As a member of Alpha Omicron Pi sorority at Rollins College, reading last week’s Sandspur article “Surviving Rush” by Emily Kelly was intriguing, to say the least.
To begin with, I found the article (wait for it) refreshing. I cannot deny that she employed a varied vocabulary and exhibited excellent grammar skills. She kept my interest for the entire article and I must admit that it takes some guts to write an article that scathing and one that surely not everyone will enjoy.
That being said, however, I strongly feel a need to clarify some of the overarching statements she used. From her language, I infer that Kelly went into the recruitment process already with a biased view of sorority life. She used such generalizations as how most of the girls were “fitted in signature Lilly Pulitzer prints and Jack Rodgers sandals” and that their eyebrows were “painstakingly plucked.”
However, I went through recruitment only last year and not only did I not wear these items or even pluck my eyebrows, but many other girls did not as well, and as I saw all the girls pass by on the three nights this year, I noticed a variety of styles. “She treats these women in this article as if they were as superficial as Stepford Wives or Barbie Dolls,” says Delta Zeta and Panhellenic member Mary Neville ’13. Kelly also describes Bid Day as “an opportunity for women to objectify other women.” As she did not even experience the actual Bid Day herself, I do not think she can make an educated observation.

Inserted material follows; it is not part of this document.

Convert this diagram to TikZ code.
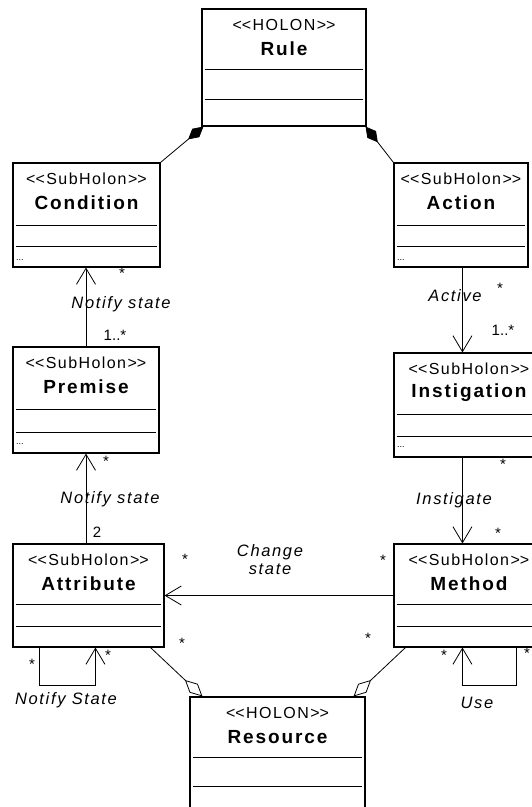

I was especially offended by her use of the word “clandestine” to refer to the absence of “free booze” and “pill swapping” on Philanthropy Night, as if these things are actual occurrences in every sorority. The writer cannot rely on her movie and television portrayals of sororities to assume the everyday activities of the sororities on our campus. “It was like Sydney White (or any other typical sorority movie) was the definition of a sorority woman on this campus… Rollins sorority life is special and very different than any other,” Neville expresses.

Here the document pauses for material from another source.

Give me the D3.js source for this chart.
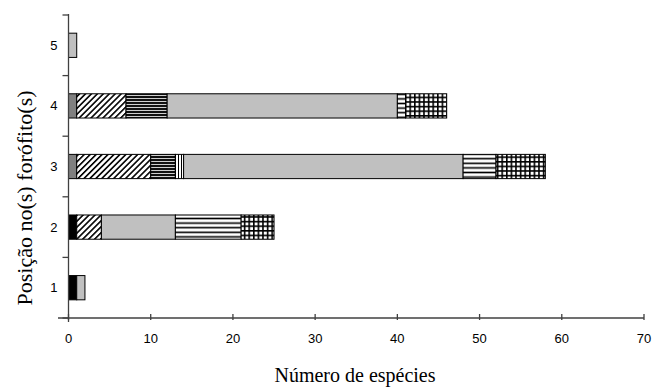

I also felt rather unsympathetic when she said that she “was losing [her] sense of identity, falling prey to recruitment.” I do not know if Kelly felt pressured to join the recruitment process, but sororities do not wish to act as predators and “hunt” down the innocent PNMs. Instead, we want to see each girl as an individual and wish that every girl that comes through recruitment tries to show off her unique traits; sororities do not want carbon copies of themselves as members! Also, the recruitment process is a mere three days, so I find it hard to believe that someone could lose her sense of identity in such a short time period.
The description of her withdrawal process was a little disconcerting to read. The recruitment counselors I spoke to were upset by their representation. “The only reason we try to talk to women when they drop is because we want to make sure they are ok and didn’t have a negative experience. Recruitment counselors are there for support and guidance through the process; they are not there to make it difficult to drop, they are simply there to help,” says one recruitment counselor who wished to remain anonymous.
As someone who once saw the recruitment process from the outside looking in, I can understand how hectic and even silly it can be at times, with each sorority showcasing identical outfits and performing what seems like an endless setlist of songs. The recruitment process is not perfect by any means, but one must understand the difficulty a sorority goes through to express its values and personality in such a short and structured amount of time. Frankly I felt a little overwhelmed myself when I went through, but I forced myself to go through Bid Day and that is when I was really able to to know the girls better and realize what strong, ambitious, and independent women they are.
“Recruitment was a kind of exhausting process but it was a lot of fun to meet so many people. It was really great for me because I came out of it with a great group of sisters. I am really happy that I went through the whole process!” says Sarah Katherine Meng ’16.
Despite being in a sorority, I do not believe sororities are meant for everyone, and one can find happiness on Rollins’ campus in many other ways. I will say, though, that I went through the formal recruitment process twice and I can confidently say that the recruitment process on the other side is way more fun. It is unfortunate that Kelly did not enjoy her recruitment experience, but hey, at least she got a free t-shirt.